Now that has a ring to it!
good points but...
"Do you expect me to talk?"
"No, Mr. Bond. We expect you to spy...err, we expect you to secret agent."
But you bet your life
Every night
While you're chasing the morning light
You're not the only Overseas Development Group Operative out there
This could rival the Shakespeare thread!
Of course, Bond movies are often about the aesthetics and tensions of 'looking': witness what is possibly the 'telescopic sight' of the so-called 'gunbarrel' sequence or, say, the whole Miami sequence in GF, in which Bond spies on Goldfinger and gazes at Jill.

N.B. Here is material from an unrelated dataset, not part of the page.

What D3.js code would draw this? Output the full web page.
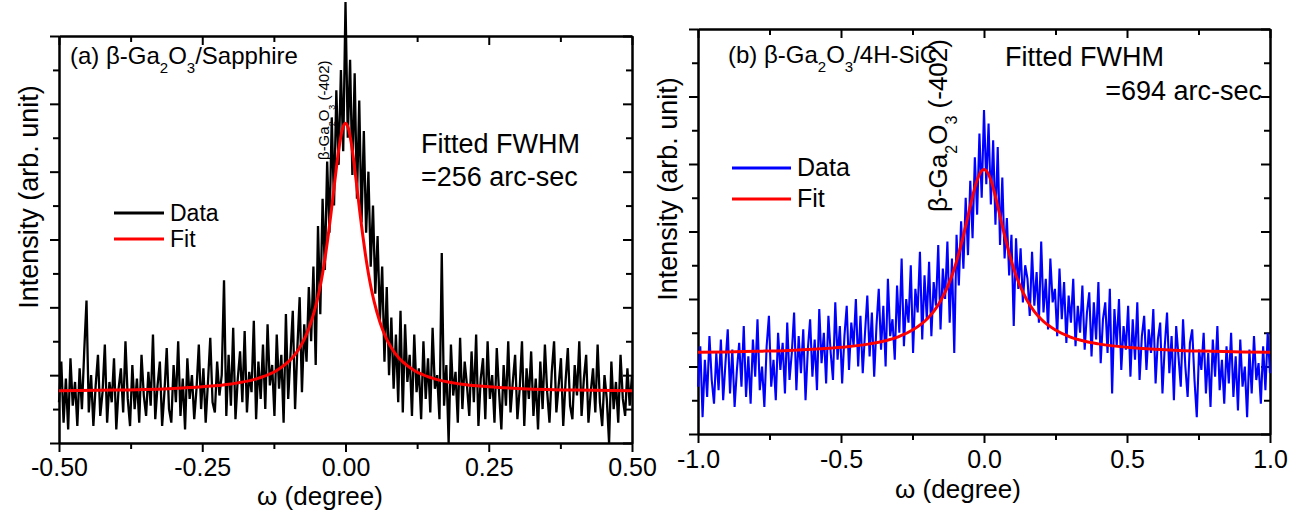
<!DOCTYPE html>
<meta charset="utf-8">
<title>Rocking curves</title>
<script src="https://d3js.org/d3.v7.min.js"></script>
<style>
  body { margin: 0; background: #fff; }
  text { font-family: "Liberation Sans", Arial, sans-serif; fill: #000; }
</style>
<body>
<div id="chart"></div>
<script>

// (a) beta-Ga2O3 / sapphire, omega grid starts at -0.5, step 0.004
var omegaStartA = -0.5, omegaStepA = 0.004;
var dataA = [
  1.2,2.4,0.6,1.9,0.4,2.5,1.1,1.8,0.5,2.2,
  1.0,2.7,4.2,0.9,2.0,0.5,1.7,2.6,0.8,1.5,
  2.9,0.6,1.8,1.2,2.5,0.4,1.6,2.2,0.9,3.0,
  1.3,0.5,2.3,1.0,1.9,0.6,2.6,1.4,0.8,2.1,
  1.1,3.2,0.7,1.7,2.4,0.5,1.5,2.8,1.0,0.6,
  2.3,1.2,3.0,0.8,1.9,0.4,2.5,1.3,2.0,0.7,
  1.6,2.9,1.0,2.2,0.6,1.8,3.1,1.2,0.9,2.4,
  1.4,2.0,4.8,0.8,2.6,1.1,3.4,0.7,1.9,2.7,
  1.2,3.3,0.9,2.1,1.5,3.6,0.7,2.4,1.3,2.9,
  1.0,3.5,1.7,2.3,0.8,3.2,1.6,2.6,0.6,3.8,
  1.3,2.6,3.9,1.0,2.8,4.3,1.5,3.5,2.4,4.6,
  3.0,5.2,2.3,6.4,3.8,7.2,5.1,8.3,6.2,9.6,
  7.0,10.4,8.2,11.0,8.6,13.0,9.0,11.3,7.9,10.9,
  7.2,10.1,6.5,9.2,6.2,8.0,5.2,7.0,4.4,6.1,
  3.6,5.2,2.4,4.6,2.0,3.7,1.6,3.2,1.2,3.9,
  0.9,3.5,1.8,2.6,0.8,3.2,1.5,2.2,0.7,3.0,
  1.3,2.5,0.9,3.4,1.6,2.0,0.7,5.6,1.1,2.3,
  0.0,2.9,1.4,2.1,0.6,3.1,1.0,2.4,1.7,0.8,
  2.7,1.2,3.2,0.5,1.9,2.5,0.7,3.0,1.3,2.0,
  0.6,2.8,1.5,0.4,2.3,1.1,3.0,0.9,1.8,2.6,
  0.7,1.6,3.0,0.5,2.2,1.3,2.7,0.8,1.9,0.4,
  2.4,1.0,2.9,1.5,0.6,2.1,3.0,0.9,1.7,2.5,
  0.5,1.8,2.8,1.1,0.7,2.3,1.4,3.0,0.8,1.9,
  2.6,0.6,1.5,2.2,0.9,2.9,1.2,0.5,2.0,1.3,
  0.0,2.4,1.0,1.8,0.6,2.6,1.3,0.8,2.2,1.1,
  2.0
];
var fitOmegaA = [-0.5,-0.4,-0.3,-0.25,-0.2,-0.15,-0.12,-0.1,-0.09,-0.08,-0.07,-0.06,-0.05,-0.045,-0.04,-0.035,-0.03,-0.025,-0.02,-0.015,-0.01,-0.005,
  0,0.005,0.01,0.015,0.02,0.025,0.03,0.035,0.04,0.045,0.05,0.06,0.07,0.08,0.09,0.1,0.12,0.15,0.2,0.25,0.3,0.4,0.5];
var fitA = [1.54,1.56,1.61,1.66,1.74,1.92,2.14,2.39,2.57,2.81,3.13,3.57,4.17,4.55,5.00,5.53,6.14,6.81,7.53,8.24,8.85,9.28,
  9.43,9.28,8.85,8.24,7.53,6.81,6.14,5.53,5.00,4.55,4.17,3.57,3.13,2.81,2.57,2.39,2.14,1.92,1.74,1.66,1.61,1.56,1.54];
var ticksA = [-0.5,-0.25,0,0.25,0.5];
var tickLabelsA = ["-0.50","-0.25","0.00","0.25","0.50"];
var minorTicksA = [-0.375,-0.125,0.125,0.375];

// (b) beta-Ga2O3 / 4H-SiC, omega grid starts at -1.0, step 0.008
var omegaStartB = -1.0, omegaStepB = 0.008;
var dataB = [
  1.4,2.6,0.5,2.2,1.1,2.9,1.6,0.9,2.4,1.3,
  2.8,1.0,2.1,3.1,1.2,2.5,0.8,1.9,2.7,1.4,
  3.2,1.1,2.3,0.9,2.8,1.7,3.4,1.3,2.0,0.8,
  2.6,3.5,1.4,2.2,1.0,3.0,1.9,2.7,1.2,3.3,
  1.6,2.4,3.6,1.3,2.9,1.8,3.1,1.0,2.5,3.4,
  1.7,2.8,1.3,3.7,2.1,3.0,1.5,3.5,2.4,1.6,
  3.9,2.2,3.2,1.5,2.9,3.8,1.9,3.3,2.6,4.0,
  2.0,3.5,1.8,3.0,4.1,2.3,3.6,1.7,3.2,4.3,
  2.5,3.8,2.0,4.6,2.9,3.4,2.2,4.4,3.0,5.2,
  2.6,4.0,3.3,5.0,2.4,4.3,3.6,5.4,2.8,4.7,
  3.4,5.1,2.9,4.5,3.8,5.6,3.1,4.9,4.0,5.7,
  3.3,5.2,2.4,5.9,4.4,6.3,4.9,7.0,5.3,7.5,
  5.8,8.2,6.5,8.9,7.0,9.6,7.4,9.2,6.8,8.7,
  6.2,8.5,5.6,7.6,5.2,6.4,4.7,5.9,3.2,5.8,
  4.3,5.5,3.9,5.0,4.6,3.5,5.4,3.8,4.8,3.3,
  5.7,3.6,4.6,3.1,5.2,3.9,4.3,2.9,4.9,3.4,
  4.5,2.7,4.1,3.3,4.6,2.6,3.8,3.0,4.4,2.5,
  3.6,4.2,2.3,3.9,2.8,4.5,2.1,3.4,3.9,2.4,
  4.3,1.2,3.7,2.6,4.0,1.9,3.2,2.5,3.8,1.7,
  3.4,2.2,3.9,1.6,2.9,3.5,1.9,3.1,2.4,3.7,
  1.5,2.8,3.3,1.2,2.6,3.6,1.8,2.9,1.0,3.2,
  2.3,1.4,3.4,2.0,1.1,2.7,3.1,1.6,0.5,2.5,
  1.9,3.0,1.2,2.4,0.8,2.8,1.7,3.2,1.3,2.2,
  0.9,2.6,1.5,3.0,1.1,2.3,0.7,2.8,1.4,2.0,
  0.5,2.5,1.2,2.9,1.6,2.1,0.9,2.6,1.3,3.0,
  1.8
];
var fitOmegaB = [-1,-0.9,-0.8,-0.7,-0.6,-0.5,-0.4,-0.3,-0.25,-0.2,-0.175,-0.15,-0.125,-0.1,-0.0875,-0.075,-0.0625,-0.05,-0.0375,-0.025,-0.0125,
  0,0.0125,0.025,0.0375,0.05,0.0625,0.075,0.0875,0.1,0.125,0.15,0.175,0.2,0.25,0.3,0.4,0.5,0.6,0.7,0.8,0.9,1];
var fitB = [2.42,2.43,2.45,2.47,2.51,2.57,2.67,2.88,3.08,3.40,3.64,3.97,4.41,5.00,5.37,5.78,6.22,6.68,7.12,7.50,7.75,
  7.84,7.75,7.50,7.12,6.68,6.22,5.78,5.37,5.00,4.41,3.97,3.64,3.40,3.08,2.88,2.67,2.57,2.51,2.47,2.45,2.43,2.42];
var ticksB = [-1,-0.5,0,0.5,1];
var tickLabelsB = ["-1.0","-0.5","0.0","0.5","1.0"];
var minorTicksB = [-0.75,-0.25,0.25,0.75];

var yMajor = [0,2,4,6,8,10,12];
var yMinor = [1,3,5,7,9,11];

var svg = d3.select("#chart").append("svg")
    .attr("width", 1310)
    .attr("height", 511);

svg.append("rect").attr("width", 1310).attr("height", 511).attr("fill", "#fff");

// text with subscript parts: parts = [[string, isSub], ...]
function richText(g, x, y, size, parts, rotate, anchor) {
    var t = g.append("text")
        .attr("transform", "translate(" + x + "," + y + ")" + (rotate ? " rotate(-90)" : ""))
        .attr("font-size", size)
        .attr("text-anchor", anchor || "start");
    var shift = Math.round(size * 0.38);
    var wasSub = false;
    parts.forEach(function (p) {
        var s = t.append("tspan").text(p[0]);
        if (p[1]) {
            s.attr("font-size", Math.round(size * 0.62)).attr("dy", shift);
            wasSub = true;
        } else if (wasSub) {
            s.attr("dy", -shift);
            wasSub = false;
        }
    });
    return t;
}

function drawPanel(p) {
    var g = svg.append("g");

    var x = d3.scaleLinear().domain(p.xDomain).range([p.left, p.right]);
    var y = d3.scaleLinear().domain([0, 12]).range([p.bottom, p.top]);

    function styleAxis(sel) {
        sel.selectAll("path, line").attr("stroke", "#000").attr("stroke-width", 2);
        sel.selectAll("text").attr("font-size", 25)
            .attr("font-family", "'Liberation Sans', Arial, sans-serif").attr("fill", "#000");
    }

    // bottom axis, ticks outward
    g.append("g").attr("transform", "translate(0," + p.bottom + ")")
        .call(d3.axisBottom(x).tickValues(p.ticks).tickSize(9).tickSizeOuter(0).tickPadding(p.pad)
            .tickFormat(function (d, i) { return p.labels[i]; }))
        .call(styleAxis);
    g.append("g").attr("transform", "translate(0," + p.bottom + ")")
        .call(d3.axisBottom(x).tickValues(p.minor).tickSize(6).tickSizeOuter(0).tickFormat(""))
        .call(styleAxis);

    // top axis, ticks inward
    g.append("g").attr("transform", "translate(0," + p.top + ")")
        .call(d3.axisBottom(x).tickValues(p.ticks).tickSize(9).tickSizeOuter(0).tickFormat(""))
        .call(styleAxis);
    g.append("g").attr("transform", "translate(0," + p.top + ")")
        .call(d3.axisBottom(x).tickValues(p.minor).tickSize(6).tickSizeOuter(0).tickFormat(""))
        .call(styleAxis);

    // left axis, ticks outward, no labels
    g.append("g").attr("transform", "translate(" + p.left + ",0)")
        .call(d3.axisLeft(y).tickValues(yMajor).tickSize(9).tickSizeOuter(0).tickFormat(""))
        .call(styleAxis);
    g.append("g").attr("transform", "translate(" + p.left + ",0)")
        .call(d3.axisLeft(y).tickValues(yMinor).tickSize(6).tickSizeOuter(0).tickFormat(""))
        .call(styleAxis);

    // right axis, ticks inward
    g.append("g").attr("transform", "translate(" + p.right + ",0)")
        .call(d3.axisLeft(y).tickValues(yMajor).tickSize(9).tickSizeOuter(0).tickFormat(""))
        .call(styleAxis);
    g.append("g").attr("transform", "translate(" + p.right + ",0)")
        .call(d3.axisLeft(y).tickValues(yMinor).tickSize(6).tickSizeOuter(0).tickFormat(""))
        .call(styleAxis);

    // measured data
    var line = d3.line()
        .x(function (d, i) { return x(p.start + i * p.step); })
        .y(function (d) { return y(d); });
    g.append("path").datum(p.data)
        .attr("fill", "none")
        .attr("stroke", p.dataColor)
        .attr("stroke-width", p.dataWidth)
        .attr("stroke-linejoin", "bevel")
        .attr("d", line);

    // Lorentzian fit
    var fitLine = d3.line().curve(d3.curveMonotoneX)
        .x(function (d, i) { return x(p.fitOmega[i]); })
        .y(function (d) { return y(d); });
    g.append("path").datum(p.fit)
        .attr("fill", "none")
        .attr("stroke", "#ff0000")
        .attr("stroke-width", 3)
        .attr("d", fitLine);

    // legend
    g.append("line").attr("x1", p.legX1).attr("x2", p.legX2).attr("y1", p.legY).attr("y2", p.legY)
        .attr("stroke", p.dataColor).attr("stroke-width", 3);
    g.append("line").attr("x1", p.legX1).attr("x2", p.legX2).attr("y1", p.legY + p.legGap).attr("y2", p.legY + p.legGap)
        .attr("stroke", "#ff0000").attr("stroke-width", 3);
    g.append("text").attr("x", p.legX2 + 6).attr("y", p.legY + 8).attr("font-size", p.legSize).text("Data");
    g.append("text").attr("x", p.legX2 + 6).attr("y", p.legY + p.legGap + 8).attr("font-size", p.legSize).text("Fit");

    // axis titles
    g.append("text").attr("x", p.xTitleX).attr("y", p.xTitleY).attr("font-size", 26)
        .attr("text-anchor", "middle").text("\u03c9 (degree)");
    g.append("text").attr("transform", "translate(" + p.yTitleX + "," + p.yTitleY + ") rotate(-90)")
        .attr("font-size", 27).attr("text-anchor", "middle").text("Intensity (arb. unit)");

    return g;
}

var gA = drawPanel({
    left: 59, right: 632, top: 36, bottom: 443, pad: 6,
    xDomain: [-0.5, 0.5], ticks: ticksA, labels: tickLabelsA, minor: minorTicksA,
    data: dataA, start: omegaStartA, step: omegaStepA, dataColor: "#000000", dataWidth: 2.3,
    fitOmega: fitOmegaA, fit: fitA,
    legX1: 114, legX2: 164, legY: 213, legGap: 26, legSize: 23,
    xTitleX: 320, xTitleY: 505, yTitleX: 38, yTitleY: 197
});

var gB = drawPanel({
    left: 698, right: 1270, top: 29, bottom: 434, pad: 7,
    xDomain: [-1, 1], ticks: ticksB, labels: tickLabelsB, minor: minorTicksB,
    data: dataB, start: omegaStartB, step: omegaStepB, dataColor: "#0000ff", dataWidth: 2.1,
    fitOmega: fitOmegaB, fit: fitB,
    legX1: 732, legX2: 791, legY: 168, legGap: 31, legSize: 25,
    xTitleX: 958, xTitleY: 498, yTitleX: 677, yTitleY: 189
});

// panel (a) annotations
richText(gA, 70, 64, 24, [["(a) \u03b2-Ga", false], ["2", true], ["O", false], ["3", true], ["/Sapphire", false]]);
richText(gA, 329, 160, 15, [["\u03b2-Ga", false], ["2", true], ["O", false], ["3", true], [" (-402)", false]], true);
gA.append("text").attr("x", 421).attr("y", 153).attr("font-size", 27).text("Fitted FWHM");
gA.append("text").attr("x", 421).attr("y", 186).attr("font-size", 27).text("=256 arc-sec");

// panel (b) annotations
richText(gB, 728, 63, 24, [["(b) \u03b2-Ga", false], ["2", true], ["O", false], ["3", true], ["/4H-SiC", false]]);
richText(gB, 947, 212, 26, [["\u03b2-Ga", false], ["2", true], ["O", false], ["3", true], [" (-402)", false]], true);
gB.append("text").attr("x", 1005).attr("y", 66).attr("font-size", 27).text("Fitted FWHM");
gB.append("text").attr("x", 1262).attr("y", 100).attr("font-size", 27).attr("text-anchor", "end").text("=694 arc-sec");

</script>
</body>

So if the concept of 'spying' is broadened out from its espionage meaning to a more general sense of spectacle and spectatorship, Bond in the cinema starts to look like pure film.
... so a "peeping tom" essentially? "You carry a double-0 number, it means you're licensed to peep, not to get peeped!... unless of course if you'd prefer to get back to standard intelligence duties?"
-Mr Arlington Beech
Honey: Are you looking for shells, too?
Bond: No, I'm just looking.
The best Jack Lemmon Tony Curtis collab ever, right there with the rest of the best movies!
EDIT: Just realized, I mixed up beach scenes. For a brief moment I was sure that was a line from "Some Like It Hot"
-Mr Arlington Beech
Actually, I can imagine Tony Curtis delivering that line of Bond's (especially as Danny Wilde, while Brett Sinclair smirks and raises an ironic eyebrow...)
Sugar: Are you looking for shells, too?
Joe: No, I'm just looking.
-Mr Arlington Beech
If it hasn’t been answered, I think this was from a publicity photo with Sean Connery.
I recognized this photo from Steven Jay Rubin’s The James Bond Films.